The 161-year-old Graue Mill could be producing authentic stone-ground cornmeal again by next week.
But it may cost officials at the museum and historic mill along York Road in Oak Brook double the $3,000 they originally planned for.
Contact information ( * required )
Grinding at the mill stopped earlier this month after a structural analysis found the gear system and heavy timber supports used in the process were unsafe.
The mill is owned by the DuPage County Forest Preserve District but operated by an independent board. As the only operating water wheel gristmill in the Chicago area, Graue Mill's primary source of revenue is the roughly $60,000 it brings in each season through the sale of cornmeal.
With grinding at a halt, officials say, the mill's viability is in danger.
Rus Strahan, a miller who serves as vice president of the museum board, said Wednesday he has located and is ready to purchase a $6,000 corn grinder that can do the job, but the museum board only authorized him to spend $3,000.
"I've done my research and in order to produce the quality of cornmeal we are known for, and for it to be stone-ground, we can't do it for $3,000," Strahan said. "If I can get the board to agree to the higher price point, I can be grinding quality corn by next week."

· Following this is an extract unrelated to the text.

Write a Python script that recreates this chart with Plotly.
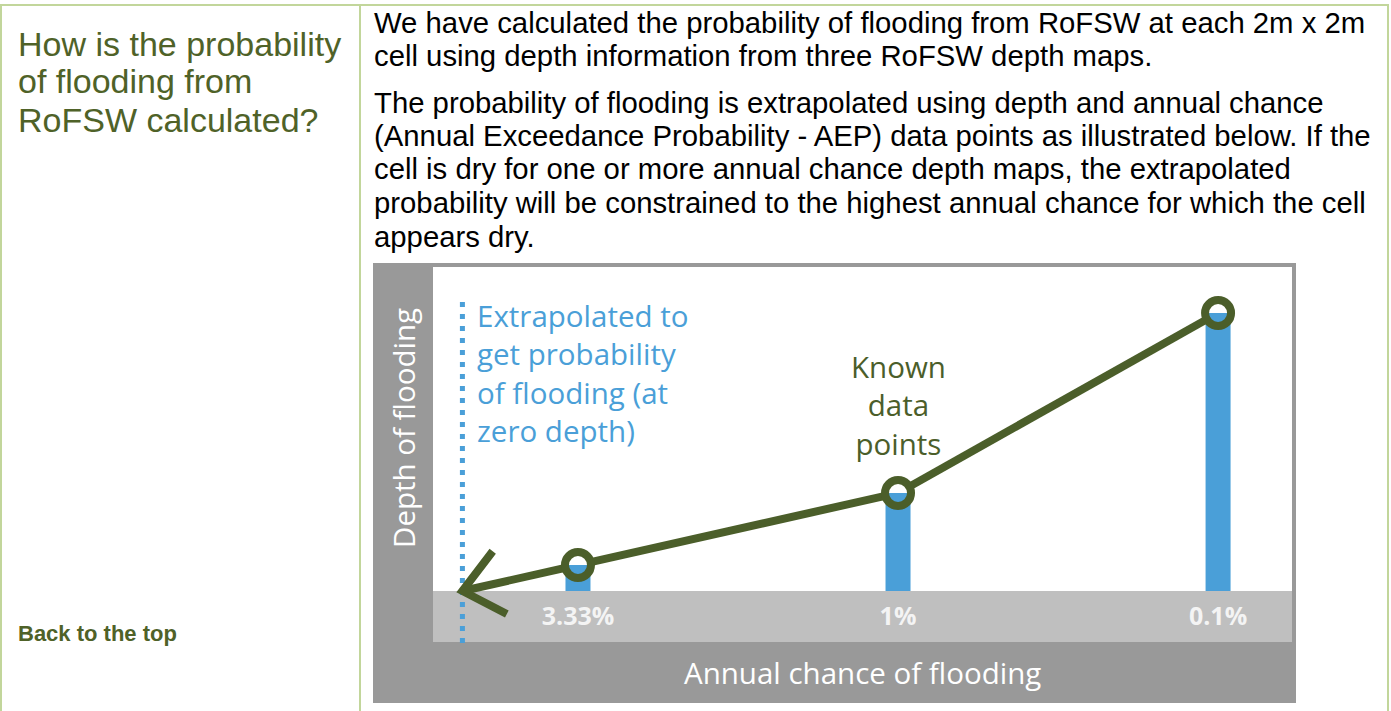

The forest preserve district is also working behind the scenes to get the mill up and running. As of late Wednesday, forest preserve staff and board members were talking to Strahan about how they could help.
"I'm very optimistic that we can work out a very good public-private partnership to help one of our greatest assets make it through the season," Commissioner Mary Lou Wehrli said. "I'm only one commissioner, but I'm optimistic that at Tuesday's (forest preserve) meeting, we'll be willing, as a board, to support funding at least half of that $6,000 expense."
The historic Graue Mill was a stop on the Underground Railroad during the Civil War and was added in 1975 to the National Register of Historic Places. Restored to reflect life in the mid- to late-1800s, it's a popular stop for shoppers seeking the cornmeal that long has been made at the site and for school groups interested in its historic significance.
But concerns about safety at the mill began surfacing earlier this year when experts were called to check out some hollowed-out spots in the flagstone floor near the mill, according to Kevin Horsfall, the forest preserve district's landscape architect supervisor.
More serious safety concerns materialized after the mill was closed for 11 days in mid-April when Salt Creek, which provides the power for the mill's water wheel, went over its banks and flooded the area.
The forest preserve also has authorized the spending of $7,800 to get engineers designing a temporary solution that would have the original portion of the mill up and running again.
Planning director Andrea Hoyt said she expects a plan will be ready by the end of July. The actual improvements could take significantly longer.
"I don't know if we have the ability to get any work done in-house. If we do, maybe we could get it done by the end of August," Hoyt told forest preserve commissioners Tuesday. "If it's the kind of work we need to bid out, it will be done by the end of September."